As I’ve stressed, Director’s Cut isn’t packed with special material, but what’s here might as well be discussed. There are three difficulty levels this time round. Standard is Resident Evil all over again – same enemy placements, same ammunition locations, same items, same everything. That is apart from a handy auto-aim on your guns, that targets the nearest piece of undead scum on its own.

Beginner mode is an easier form of Standard that increases the amount of ammo and health for you, while decreasing the strength and vitality of enemies [READ: tailor-made for people who are rubbish at the game].

Advanced mode is the most interesting, as items and monsters are "arranged" round so you’ll find the magnum revolver where you expect to find a key, hunters where you’d expect to find zombies, etc. For those of us that have beaten the game in its regular form, this makes Resident Evil fresh all over again, if only for a while, jumbling up the puzzles you’d learnt off by heart and offering a violent challenge, with a beefed-up opposition and in contrast, very weedy S.T.A.R.S members that bite the dust at the snap of a finger. Plus, a couple of screens have alternate camera angles in Advanced mode, which are ultimately worthless but have a bizarre novelty to them.

Considering the constraints of the infant years of the PlayStation, Director’s Cut (with recycled Resident Evil environments) is visually generous. The mansion hall is striking, and when things get more claustrophobic in the likes of the cellar and basement, the suspense replaces the spectacular. Roaming dimmed corridors is often so bone-chilling it doesn’t feel like a chore, especially when there’s a chance of meeting something nasty around the corner (the whole thing might be empty anyway!)

Director’s Cut indicates that Capcom were not afraid of soaking the walls with gut juice in the nineties, although recent controversy has persuaded paranoid company fat cats to order watering-down of the gore effects. Admire them here at their most pure, with raw hunks of meat zooming across the room and headless corpses crumpled on the carpet.

The bad news with the graphics is that, despite their clear facial expressions and well-defined core shapes, the character models are rough around the edges. When a character is stood still, for example, they will begin to get restless, and the pixels making up their clothes or arms will split and splutter. The bored fidgeting is a realistic touch, but not exactly a handsome one.
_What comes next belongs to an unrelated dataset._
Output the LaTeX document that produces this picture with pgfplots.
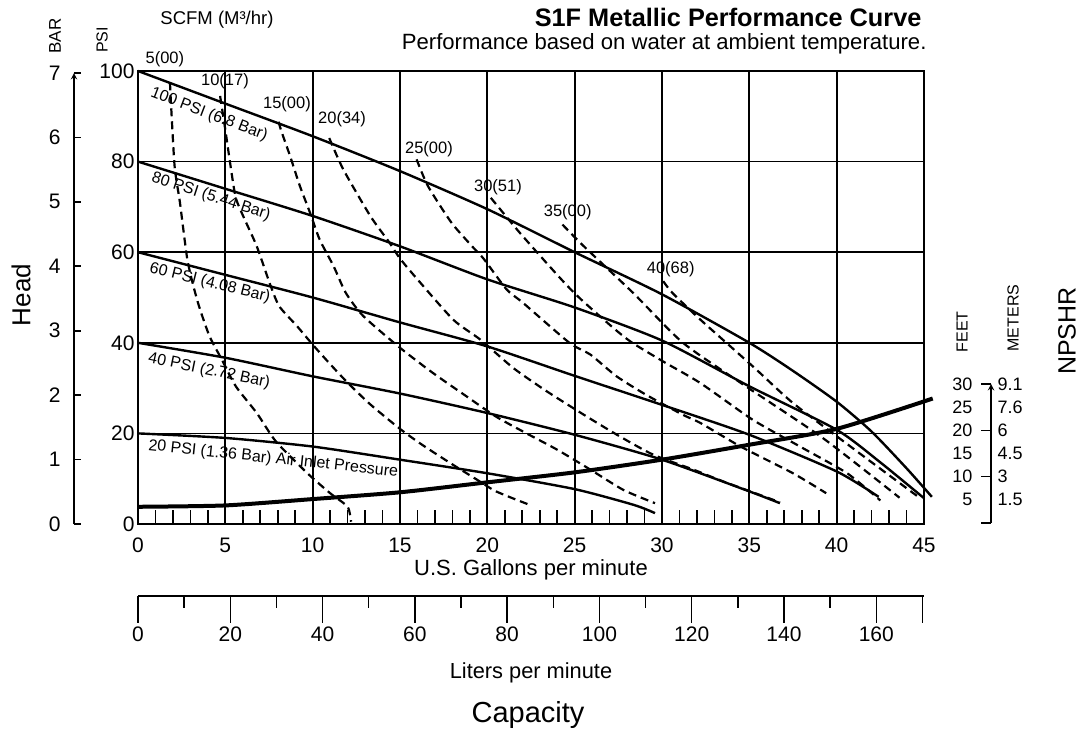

The straightforward narrative of Director’s Cut is told through completely appalling cut-scenes, loaded with laughable dialogue and hopeless acting. Notably, Barry’s voice "artiste" is unforgettable, credited with such classics as "a dining room...", "it’s a weapon, it’s really powerful!!" and "I hope this is not Chris’s blood...". In theory those lines are humourless; in practice they’re priceless. You can sense Capcom laughing at YOU if you think these sequences are meant to be serious, so chuckle along with the rest of us at the intentional B-movie ludicrousness of it all. And wear a tight shirt to stop your sides from splitting and fatally wounding you.

That said, the music is genuinely excellent. The main mansion theme has a beautiful emphasis on low string instruments and haunts you through every room, yet a throb of frantic aggression will abruptly change the whole atmosphere and pierce your heart so mercilessly it may stop beating for a second. You’ll drop the controller, sit there in shock, and when you come to Jill or Chris could be lying face down in a pool of blood. Capcom also use cold silence at all the right points to put the fear of God in you, which game developers are usually not good at.

Indeed, developers are unlikely to recapture the petrifying magic of Resident Evil ever again, and seeing as Director’s Cut is all that magic and more, you don’t want to miss it.